Schedule: The ECHL’s teams play a 72-game schedule – 36 home, 36 away. It is heavily centered around divisional and geographic play. Much of the Fuel’s schedule will be against local teams Cincinnati, Quad City and Fort Wayne.
Rosters: Teams are stocked in two ways: Players signed to an ECHL contract, and players assigned from the team’s NHL and AHL affiliates.
- Salary cap: The ECHL has a salary cap of $12,600 per week, which averages out to $630/week per player on the active roster (the league also has a salary floor of $9,500 per week). Rosters are limited to 20 players on the active roster and two players on reserve (with one additional active player, and $445/week additional salary cap space, allotted for the first month of the season). The league minimum salary is $445/week for rookies and $500/week for all other players. The league also has a rookie salary cap of $530/week. Played assigned by NHL/AHL teams count $525/week toward the salary cap.

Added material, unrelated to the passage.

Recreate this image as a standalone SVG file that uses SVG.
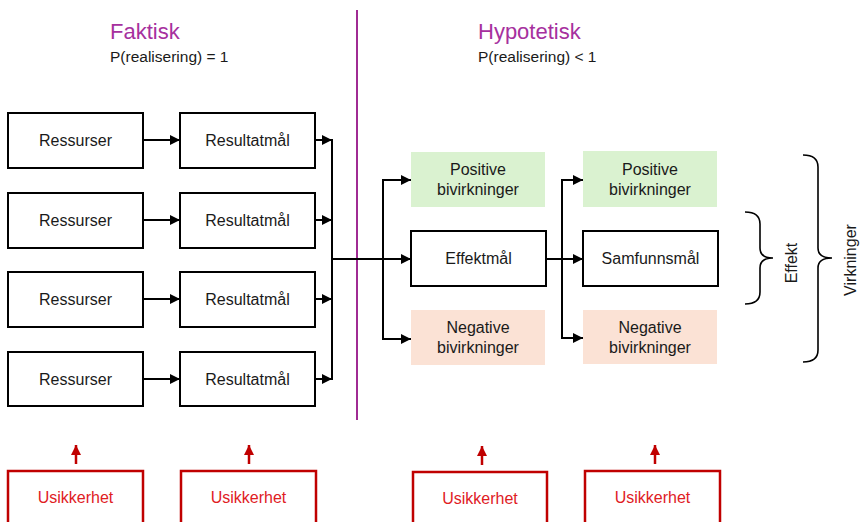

- Rookies are players who have played fewer than 25 professional games at the start of the year. The Fuel have nine rookies on the roster heading into training camp. Veterans are players with at least 260 professional games played, and each team may have no more than four veterans. Indy has Zach Miskovic, Jonathan Carlsson and Drew Schiestel as its veterans this season.

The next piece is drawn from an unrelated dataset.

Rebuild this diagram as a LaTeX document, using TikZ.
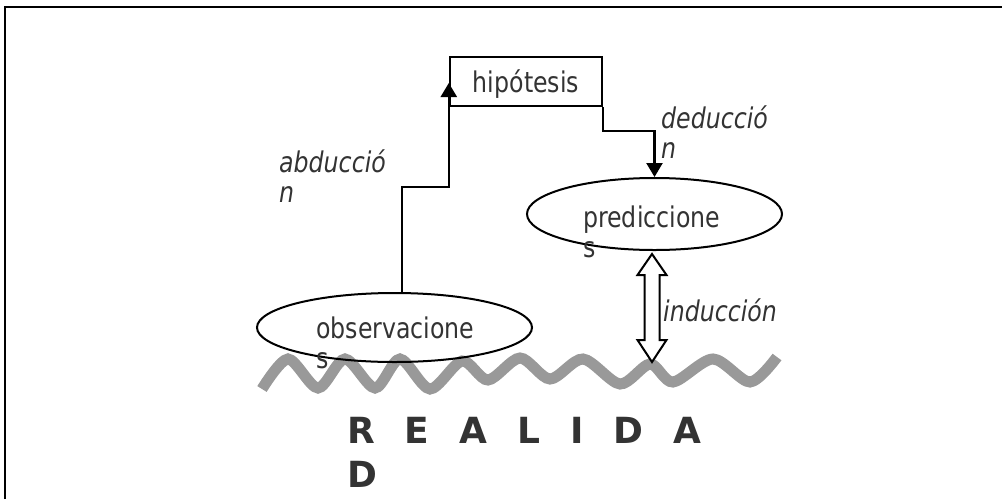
\documentclass[tikz,border=0pt]{standalone}
\usepackage{fontspec}
\setmainfont{DejaVu Sans}
\newfontfamily\tallfont[FakeStretch=0.83]{DejaVu Sans}
\usepackage{xcolor}
\usetikzlibrary{arrows.meta,positioning,calc,shapes.geometric}
\definecolor{txtGray}{HTML}{333333}
\definecolor{waveGray}{HTML}{999999}

\begin{document}
\begin{tikzpicture}[x=1pt, y=-1pt,
  font=\tallfont\fontsize{28.5}{30}\selectfont,
  txt/.style={anchor=base west, inner sep=0pt, align=left, text=txtGray},
  step name/.style={txt, font=\tallfont\fontsize{28.5}{30}\selectfont\itshape},
  oval/.style={draw, ellipse, line width=2pt, inner sep=0pt},
  hypbox/.style={draw, line width=2.4pt, minimum width=152pt, minimum height=49pt, inner sep=0pt, text depth=0pt, text=txtGray},
  arr/.style={line width=2.4pt, -{Triangle[length=14pt,width=16pt]}},
  blockarr/.style={draw, fill=white, line width=2pt, line join=miter}]
\useasboundingbox (0,0) rectangle (1002,499);
% frame
\draw[line width=2pt] (5,499) -- (5,7) -- (1002,7);
% reality line
\draw[waveGray, line width=11pt] plot[smooth, tension=0.5] coordinates {
  (262,389) (288,359) (318,388) (345,359) (375,388) (400,359) (430,389) (462,361)
  (488,380) (520,358) (550,379) (583,359) (620,384) (650,364) (673,382) (713,359)
  (750,382) (777,357)};
% nodes
\node[hypbox] (hyp) at (526,81.5) {hipótesis};
\node[oval, minimum width=255pt, minimum height=72pt] (pred) at (654.5,214) {};
\node[oval, minimum width=275pt, minimum height=69pt] (obs) at (394.5,327.5) {};
\node[txt] (predtxt) at (583,257) {prediccione\\s};
\node[txt] (obstxt) at (316,368) {observacione\\s};
% inference steps
\coordinate (ab1) at (402,187);
\draw[arr] (obs.north -| ab1) -- (ab1) -| ($(hyp.west)+(0,1.5)$);
\node[step name] (abd) at (279,202) {abducció\\n};
\draw[arr] (hyp.south east) -- ++(0,24) -| (pred.north);
\node[step name] (ded) at (661,158) {deducció\\n};
\coordinate (ind1) at (652,254);
\coordinate (ind2) at (652,362);
\draw[blockarr] (ind1) -- ++(14.5,21) -- ++(-7,0) -- ++(0,65) -- ++(7,0) -- (ind2)
  -- ++(-14.5,-22) -- ++(7,0) -- ++(0,-65) -- ++(-7,0) -- cycle;
\node[step name] (indtxt) at (663,321) {inducción};
% reality
\node[txt, font=\fontsize{36}{44}\selectfont\bfseries] (real) at (347,487)
  {R\hspace{30pt}E\hspace{30pt}A\hspace{30pt}L\hspace{30pt}I\hspace{30pt}D\hspace{30pt}A\\D};
\end{tikzpicture}
\end{document}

- Who can dress: A team may dress 16 skaters and two goaltenders for each game, meaning teams usually dress three forward lines, a 10th forward, and three defense pairings.
- Affiliate relations: The Fuel have, so far, received four players from the Blackhawks/IceHogs organization last season. Jake Hildebrand, Eric Levine, Nick Mattson and Jonathan Carlsson are all under contract to Rockford. Usually, ECHL teams have between 3-8 players assigned by their affiliate. All but one team – Fort Wayne – have NHL/AHL affiliates this year. Fort Wayne will operate as an independent. .

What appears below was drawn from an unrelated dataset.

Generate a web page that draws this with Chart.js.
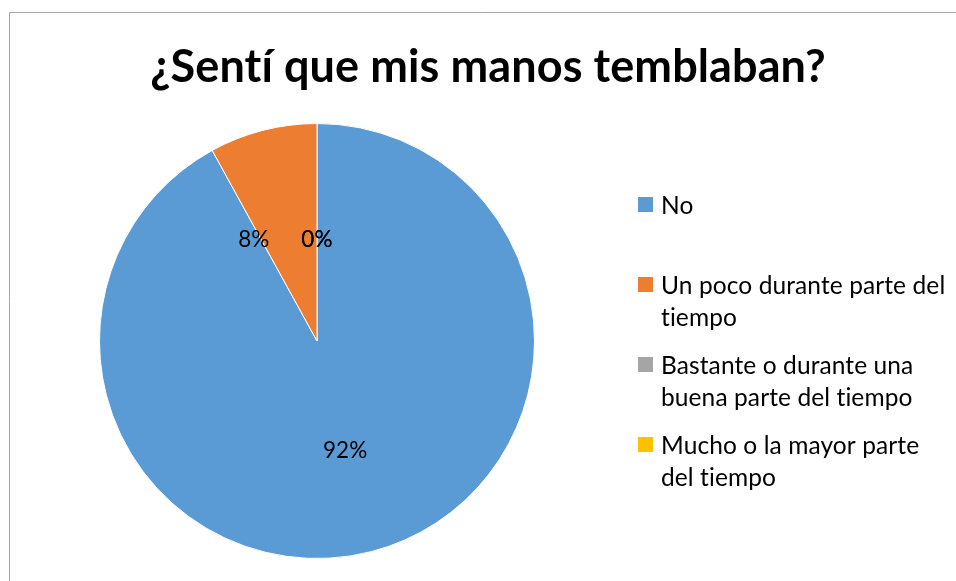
<!DOCTYPE html>
<html><head><meta charset="utf-8">
<script src="https://cdn.jsdelivr.net/npm/chart.js"></script>
<style>html,body{margin:0;padding:0;background:#fff;overflow:hidden}</style>
</head><body>
<canvas id="c" width="956" height="581"></canvas>
<script>
const titleText = '¿Sentí que mis manos temblaban?';
const categories = [
  ['No'],
  ['Un poco durante parte del', 'tiempo'],
  ['Bastante o durante una', 'buena parte del tiempo'],
  ['Mucho o la mayor parte', 'del tiempo']
];
const values = [92, 8, 0, 0];
const colors = ['#5B9BD5', '#ED7D31', '#A5A5A5', '#FFC000'];

const labelStyle = { radius: [0.52, 0.55, 0.465, 0.465], shiftDeg: [0, -17.5, 0, 0] };

function noLig(ctx) { if ('letterSpacing' in ctx) ctx.letterSpacing = '0.1px'; }

const decor = {
  id: 'decor',
  beforeDraw(chart) {
    const ctx = chart.ctx;
    ctx.save();
    ctx.fillStyle = '#fff';
    ctx.fillRect(0, 0, chart.width, chart.height);
    ctx.strokeStyle = '#A6A6A6';
    ctx.lineWidth = 1;
    ctx.beginPath();
    ctx.moveTo(9.5, chart.height);
    ctx.lineTo(9.5, 12.5);
    ctx.lineTo(chart.width, 12.5);
    ctx.stroke();
    ctx.fillStyle = '#000';
    ctx.font = 'bold 45px Lato';
    noLig(ctx);
    ctx.textAlign = 'center';
    ctx.textBaseline = 'alphabetic';
    ctx.fillText(titleText, 488, 82);
    ctx.restore();
  },
  afterDatasetsDraw(chart) {
    const ctx = chart.ctx;
    const data = chart.data.datasets[0].data;
    const total = data.reduce((a, b) => a + b, 0);
    const meta = chart.getDatasetMeta(0);
    ctx.save();
    noLig(ctx);
    ctx.fillStyle = '#000';
    ctx.font = '22.5px Lato';
    ctx.textAlign = 'center';
    ctx.textBaseline = 'middle';
    meta.data.forEach((arc, i) => {
      const p = arc.getProps(['x', 'y', 'startAngle', 'endAngle', 'outerRadius'], true);
      const mid = (p.startAngle + p.endAngle) / 2 + labelStyle.shiftDeg[i] * Math.PI / 180;
      const r = p.outerRadius * labelStyle.radius[i];
      const txt = Math.round(data[i] / total * 100) + '%';
      ctx.fillText(txt, p.x + Math.cos(mid) * r, p.y + Math.sin(mid) * r);
    });
    // legend
    ctx.textAlign = 'left';
    ctx.textBaseline = 'alphabetic';
    ctx.font = '24.5px Lato';
    chart.data.labels.forEach((lab, i) => {
      const base = 214 + i * 80;
      ctx.fillStyle = chart.data.datasets[0].backgroundColor[i];
      ctx.fillRect(638, base - 17, 15, 15);
      ctx.fillStyle = '#000';
      lab.forEach((line, j) => ctx.fillText(line, 661, base + j * 32));
    });
    ctx.restore();
  }
};

new Chart(document.getElementById('c'), {
  type: 'pie',
  data: {
    labels: categories,
    datasets: [{ data: values, backgroundColor: colors, borderColor: '#fff', borderWidth: 1 }]
  },
  options: {
    responsive: false,
    animation: false,
    layout: { padding: { left: 99, right: 421, top: 123, bottom: 22 } },
    plugins: { legend: { display: false }, tooltip: { enabled: false }, title: { display: false } }
  },
  plugins: [decor]
});
</script>
</body></html>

- ECHL contracts: Most of the Fuel’s roster – as is that of most ECHL teams – is made up of players signed to ECHL contracts, who can be loaned to any one of the 30 AHL or NHL teams, and are not necessarily tied to the parent organization – in Indy’s case, the Blackhawks. The Fuel are entitled to a $500 payment from that NHL or AHL team if a player is loaned to an NHL or AHL team. However, players who play well in Indy can impress AHL and NHL teams and sign contracts in those leagues. Chris DeSousa came to the Fuel on an ECHL contract in 2014-15, and was signed to an AHL deal by Rockford in the offseason, and played nearly the entire 2015-16 season in the AHL. Given nearly all AHL players are under contract to – and prospects for – their parent clubs, the ECHL is a haven for top free agents and top veteran players.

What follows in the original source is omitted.